Detecting pollution, like catching criminals, requires evidence and witnesses – but on the scale of countries, continents and oceans, having enough detectors is easier said than done.

A team of air-quality modelers, climatologists and air policy specialists at ASU could soon change that. Under a grant from the Environmental Protection Agency (EPA), they have developed a new way to close the gaps in the global pollution dragnet by using NASA satellite data to detect precursors to ozone pollution, also known as smog.

The technique, devised with the aid of health specialists from University of California-Berkeley, uses satellite data to improve ASU’s existing computer models of ozone events – filling in the blanks while expanding coverage to much larger areas.

“The satellite data provides information about remote locations,” says Rick Van Schoik, director of ASU’s North American Center for Transborder Studies. “It gives us data from oceans and about events from other countries with less-advanced monitoring capabilities, such as Mexico.”

Such information can have vital implications for health, especially in southern Arizona. According to Joe Fernando, a professor in ASU’s department of mechanical and aerospace engineering, and the environmental fluid dynamics program, ozone is a key ingredient in urban smog, which affects even healthy adults and presents a special health risk to small children, the elderly and those with lung ailments.
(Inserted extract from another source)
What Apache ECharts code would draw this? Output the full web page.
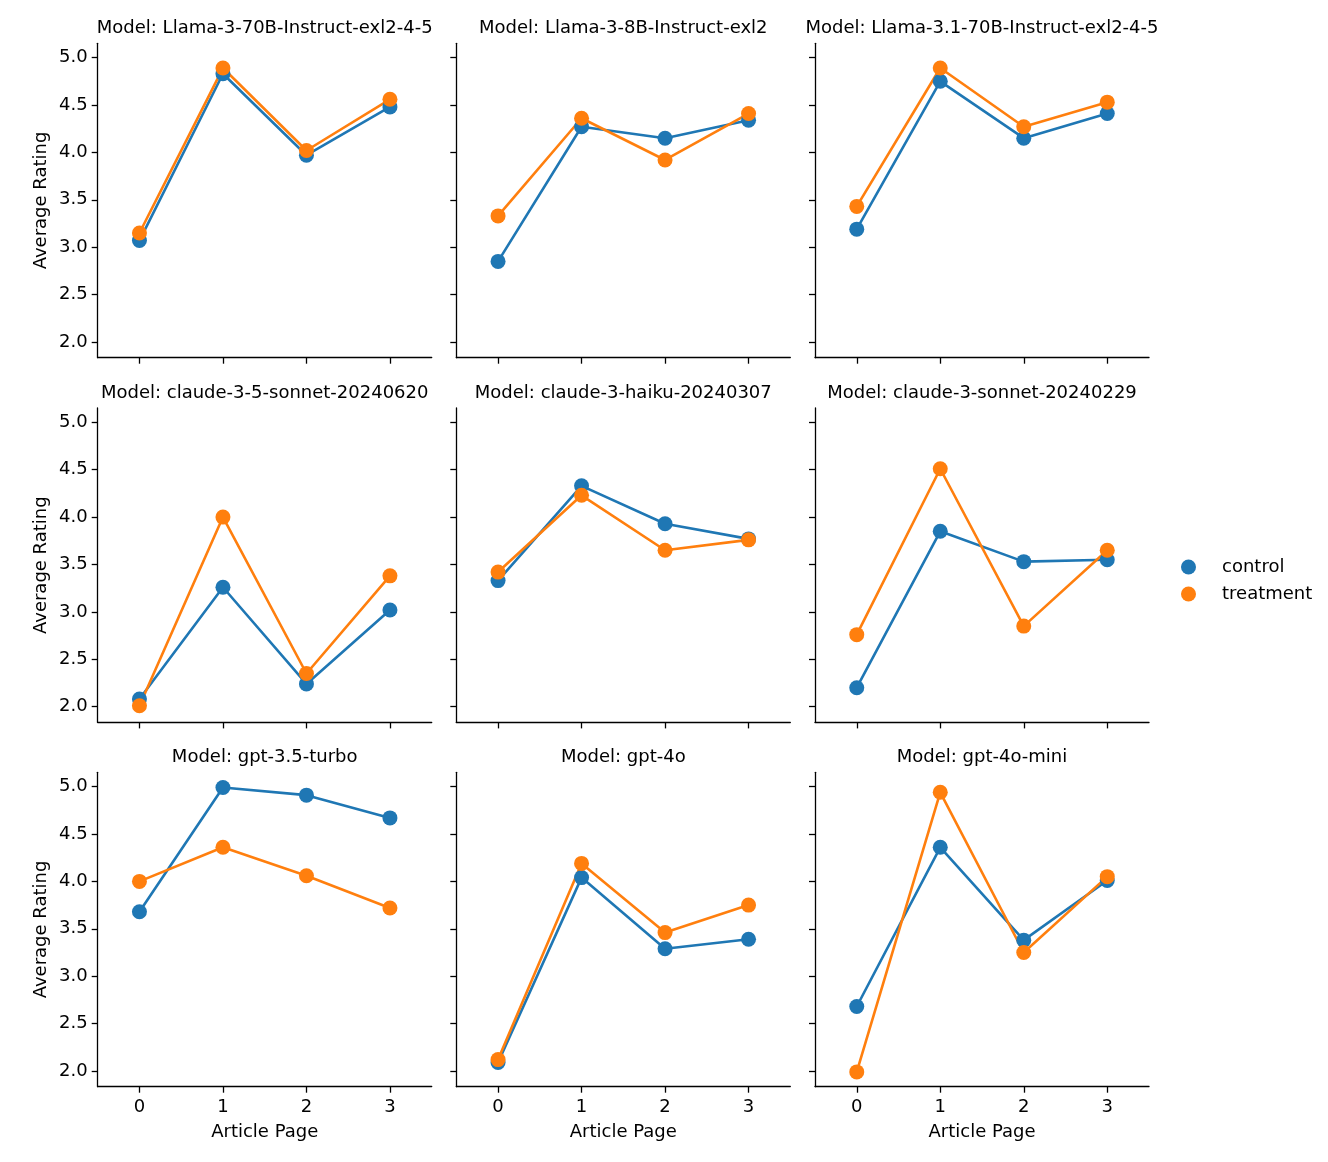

It can cause shortness of breath, chest pains, increased risk of infection, aggravation of asthma and significant decreases in lung function, says Fernando, who worked on the project.
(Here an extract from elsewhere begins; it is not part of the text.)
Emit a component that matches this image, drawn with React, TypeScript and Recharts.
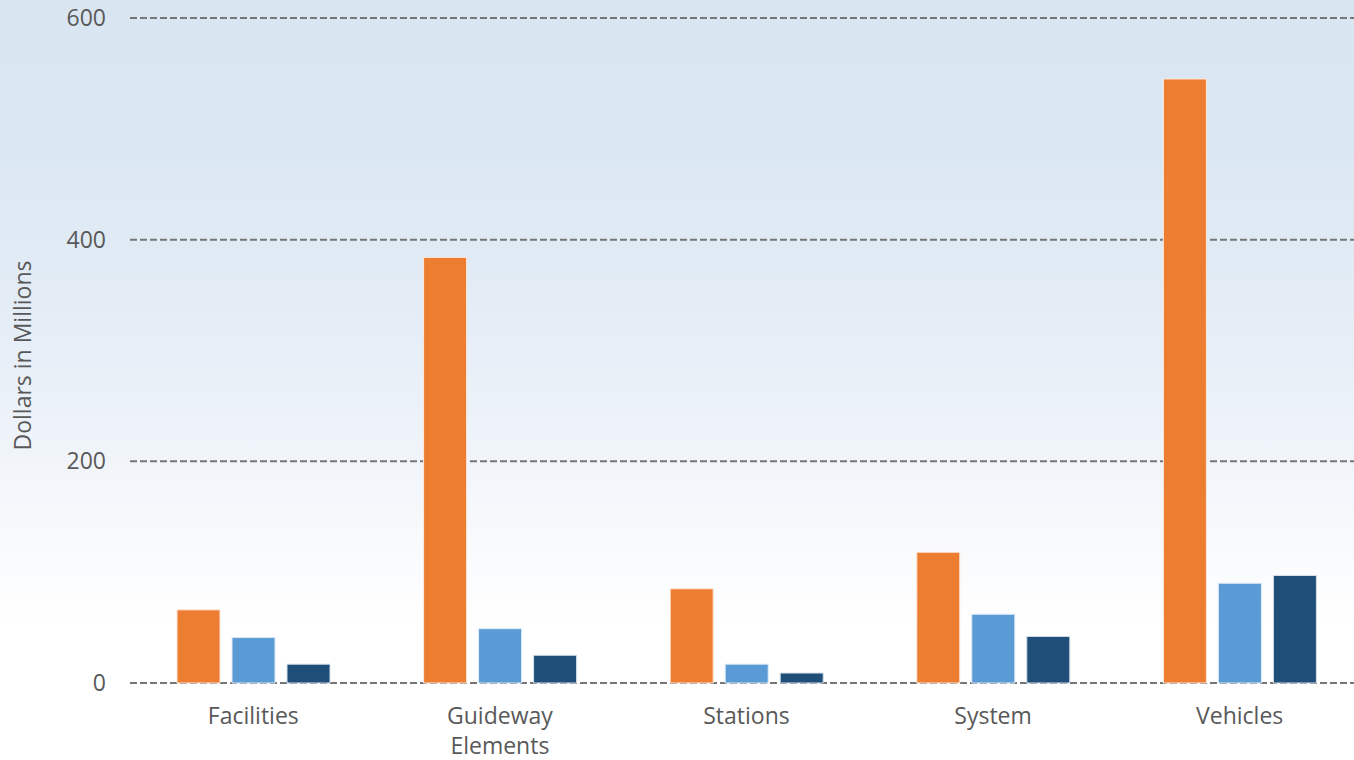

Some studies have linked ozone exposure with death by stroke, premature death among persons with severe asthma, cardiac birth defects and reduced lung-function growth in children.

This new satellite-assisted model could allow researchers to see an ozone plume forming, and for them to work with communities to head off health effects in advance.

“Before, if there were precursors of an ozone event, we couldn’t see them,” Van Schoik says. “We just got hit by the pollution. Now we can watch the event build.”

Improved oceanic coverage also could help with monitoring one of the largest sources of pollution along the coasts: oceanic ships, which are covered only by international treaties and are not regulated by the EPA.

Ozone forms when nitrogen oxides and volatile organic hydrocarbons – byproducts of fossil fuel pollution – react with one another in the presence of sunlight and warm temperatures, resulting in a chain reaction. This chain reaction can mean that large amounts of ozone can bloom from even moderate amounts of nitrogen oxides.

Scientists can detect ozone by detecting the absorption of specific wavelengths of light, but they have had to rely on ground data and radiosondes – atmospheric instrumentation bundles sent up on weather balloons – to surmount the large uncertainties associated with the technique.

“This is the reason comparisons were made between low-level ozone direct measurements with those obtained from satellites,” Fernando says. “The importance is that the satellite data were used to improve model performance – that this work will lead to better model predictions, and superior forecasting of ozone and improved health warnings.”

The satellites provide data every 16 days. Each square, or pixel, of the grid they cover measures 5 kilometers by 8 kilometers, but Van Schoik says that the resolution will continue to improve.

“NASA has developed tools that are starting to fulfill much of the promise that we hoped for when NASA began engaging in global environmental monitoring,” he says. “With each member of our team adding their own expertise, we are seeing just how powerful that can be.”